**DATA SECTION:**
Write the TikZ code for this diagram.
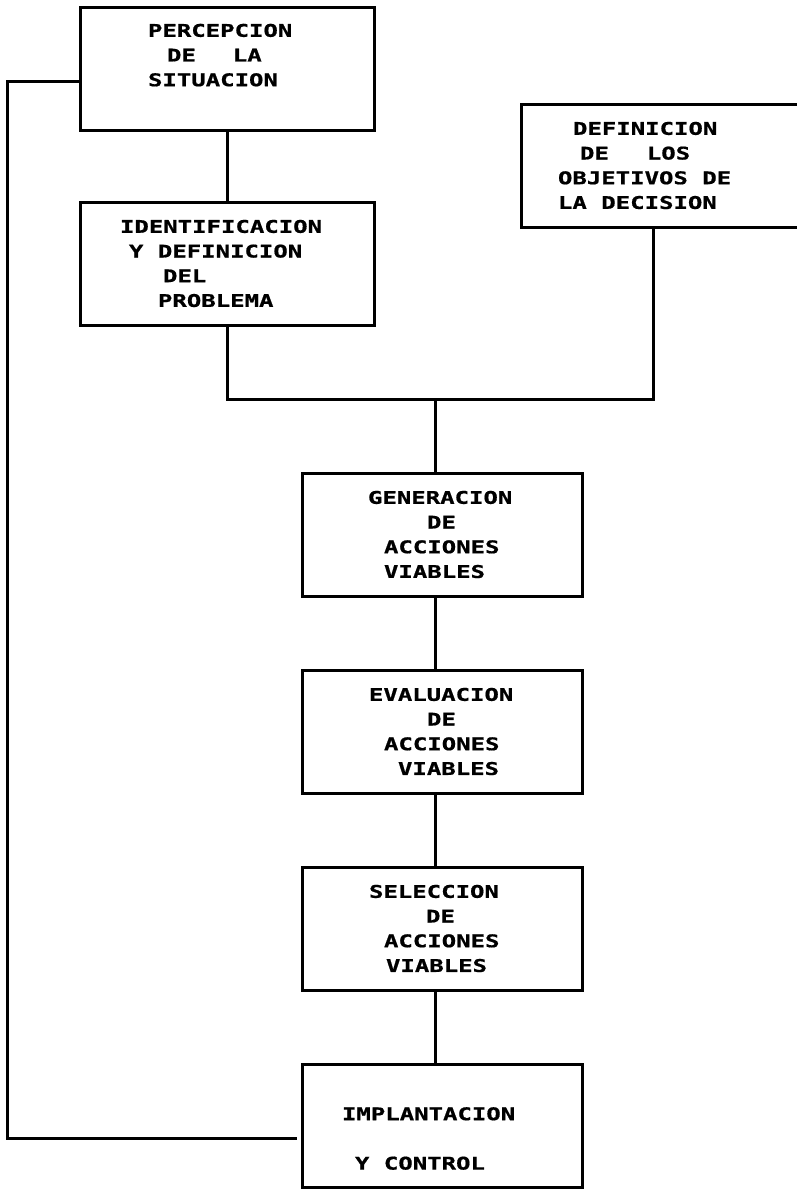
\documentclass[tikz,border=0pt]{standalone}
\usepackage{fontspec}
\newfontfamily\printfont{DejaVu Sans Mono}[FakeStretch=1.37, BoldFeatures={FakeBold=0.8}]
\usepackage{tikz}
\usetikzlibrary{positioning}

\begin{document}
\begin{tikzpicture}[
    x=1pt, y=-1pt,
    node distance=74pt,
    stage/.style={draw, line width=3pt, outer sep=0pt, minimum width=280pt, minimum height=123pt, align=left, font=\printfont\bfseries\fontsize{17.5}{24.7}\selectfont},
    link/.style={line width=3pt}
]
\useasboundingbox[fill=white] (0,0) rectangle (797,1189);
\node[stage, minimum width=294pt, text width=158pt] (perc) at (227,68.5) {PERCEPCION\\\hspace*{19pt}DE\hspace*{37pt}LA\\SITUACION\\[2.3pt]\mbox{}};
\node[stage, minimum width=294pt, text width=214pt, below=72pt of perc] (ident) {IDENTIFICACION\\\hspace*{9pt}Y\hspace*{14.5pt}DEFINICION\\\hspace*{43pt}DEL\\\hspace*{38pt}PROBLEMA};
\node[stage, text width=206pt] (goals) at (661,165.5) {\hspace*{15pt}DEFINICION\\\hspace*{22pt}DE\hspace*{38pt}LOS\\OBJETIVOS\hspace*{14.5pt}DE\\LA\hspace*{14.5pt}DECISION};
\node[stage, text width=148pt] (gen) at (442,534.5) {GENERACION\\\hspace*{59pt}DE\\\hspace*{16pt}ACCIONES\\\hspace*{16pt}VIABLES};
\node[stage, text width=146pt, below=of gen] (evalu) {EVALUACION\\\hspace*{58pt}DE\\\hspace*{15pt}ACCIONES\\\hspace*{29pt}VIABLES};
\node[stage, text width=146pt, below=of evalu] (select) {SELECCION\\\hspace*{57pt}DE\\\hspace*{15pt}ACCIONES\\\hspace*{17pt}VIABLES};
\node[stage, text width=200pt, below=of select] (impl) {\mbox{}\\[14.3pt]IMPLANTACION\\[24.7pt]\hspace*{13pt}Y\hspace*{14.5pt}CONTROL};
\coordinate (join) at (435,399);
\coordinate (fb) at (7,600);
% problem and goals meet above the options
\draw[link] (perc.south) -- (ident.north);
\draw[link] (ident.south) |- (join) -| ([xshift=-8pt]goals.south);
\draw[link] (join) -- (join |- gen.north);
\draw[link] ([xshift=-7pt]gen.south) -- ([xshift=-7pt]evalu.north);
\draw[link] ([xshift=-7pt]evalu.south) -- ([xshift=-7pt]select.north);
\draw[link] ([xshift=-7pt]select.south) -- ([xshift=-7pt]impl.north);
% feedback to the start
\draw[link, shorten >=5pt] ([yshift=-12.5pt]perc.west) -| (fb) |- ([yshift=-12.5pt]impl.west);
\end{tikzpicture}
\end{document}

**WHAT YOU SHOULD DO:**
The data should be printed again unchanged; leave its pictures out.

**FULL OUTPUT:**
Write the TikZ code for this diagram.
\documentclass[tikz,border=0pt]{standalone}
\usepackage{fontspec}
\newfontfamily\printfont{DejaVu Sans Mono}[FakeStretch=1.37, BoldFeatures={FakeBold=0.8}]
\usepackage{tikz}
\usetikzlibrary{positioning}

\begin{document}
\begin{tikzpicture}[
    x=1pt, y=-1pt,
    node distance=74pt,
    stage/.style={draw, line width=3pt, outer sep=0pt, minimum width=280pt, minimum height=123pt, align=left, font=\printfont\bfseries\fontsize{17.5}{24.7}\selectfont},
    link/.style={line width=3pt}
]
\useasboundingbox[fill=white] (0,0) rectangle (797,1189);
\node[stage, minimum width=294pt, text width=158pt] (perc) at (227,68.5) {PERCEPCION\\\hspace*{19pt}DE\hspace*{37pt}LA\\SITUACION\\[2.3pt]\mbox{}};
\node[stage, minimum width=294pt, text width=214pt, below=72pt of perc] (ident) {IDENTIFICACION\\\hspace*{9pt}Y\hspace*{14.5pt}DEFINICION\\\hspace*{43pt}DEL\\\hspace*{38pt}PROBLEMA};
\node[stage, text width=206pt] (goals) at (661,165.5) {\hspace*{15pt}DEFINICION\\\hspace*{22pt}DE\hspace*{38pt}LOS\\OBJETIVOS\hspace*{14.5pt}DE\\LA\hspace*{14.5pt}DECISION};
\node[stage, text width=148pt] (gen) at (442,534.5) {GENERACION\\\hspace*{59pt}DE\\\hspace*{16pt}ACCIONES\\\hspace*{16pt}VIABLES};
\node[stage, text width=146pt, below=of gen] (evalu) {EVALUACION\\\hspace*{58pt}DE\\\hspace*{15pt}ACCIONES\\\hspace*{29pt}VIABLES};
\node[stage, text width=146pt, below=of evalu] (select) {SELECCION\\\hspace*{57pt}DE\\\hspace*{15pt}ACCIONES\\\hspace*{17pt}VIABLES};
\node[stage, text width=200pt, below=of select] (impl) {\mbox{}\\[14.3pt]IMPLANTACION\\[24.7pt]\hspace*{13pt}Y\hspace*{14.5pt}CONTROL};
\coordinate (join) at (435,399);
\coordinate (fb) at (7,600);
% problem and goals meet above the options
\draw[link] (perc.south) -- (ident.north);
\draw[link] (ident.south) |- (join) -| ([xshift=-8pt]goals.south);
\draw[link] (join) -- (join |- gen.north);
\draw[link] ([xshift=-7pt]gen.south) -- ([xshift=-7pt]evalu.north);
\draw[link] ([xshift=-7pt]evalu.south) -- ([xshift=-7pt]select.north);
\draw[link] ([xshift=-7pt]select.south) -- ([xshift=-7pt]impl.north);
% feedback to the start
\draw[link, shorten >=5pt] ([yshift=-12.5pt]perc.west) -| (fb) |- ([yshift=-12.5pt]impl.west);
\end{tikzpicture}
\end{document}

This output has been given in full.